In much of James K. Polk, Vol. 1 by Charles Grier Sellers, the titled man takes a back seat to the huge figure of Jackson. The author tells of the rise of Andrew Jackson and an analysis of the political debates which were the hot topics of the time.
Polk himself takes a backseat and often isn’t even mentioned for many pages. However, once he becomes Speaker of the House, Polk returns to the forefront of his own biography.
Much of the book examines why Jackson, Polk, and their supporters opposed banks and paper money. While the narrative could be dry at times, the research and analysis are solid and I managed to understand their views very well. To be honest, I liked Polk: The Man Who Transformed the Presidency and America by Walter R. Borneman much better.

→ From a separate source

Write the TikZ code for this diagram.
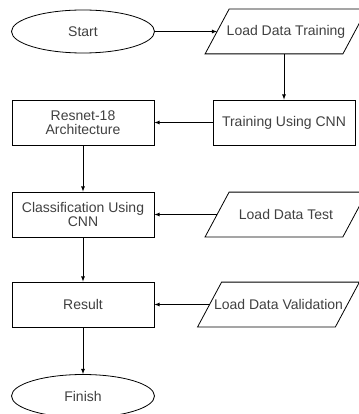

But this book doesn’t even reach Polk’s presidency. The majority focuses on local politics, Van Buren’s New York politics, and of course the politics of the state of Tennessee. While some of it is interesting, it slows down the book tremendously. The ending is supposedly a cliffhanger, where James K. Polk finds himself ousted after losing, again, the governor’s office, and hoping to gain the vice president’s office. We, however, know what’s coming.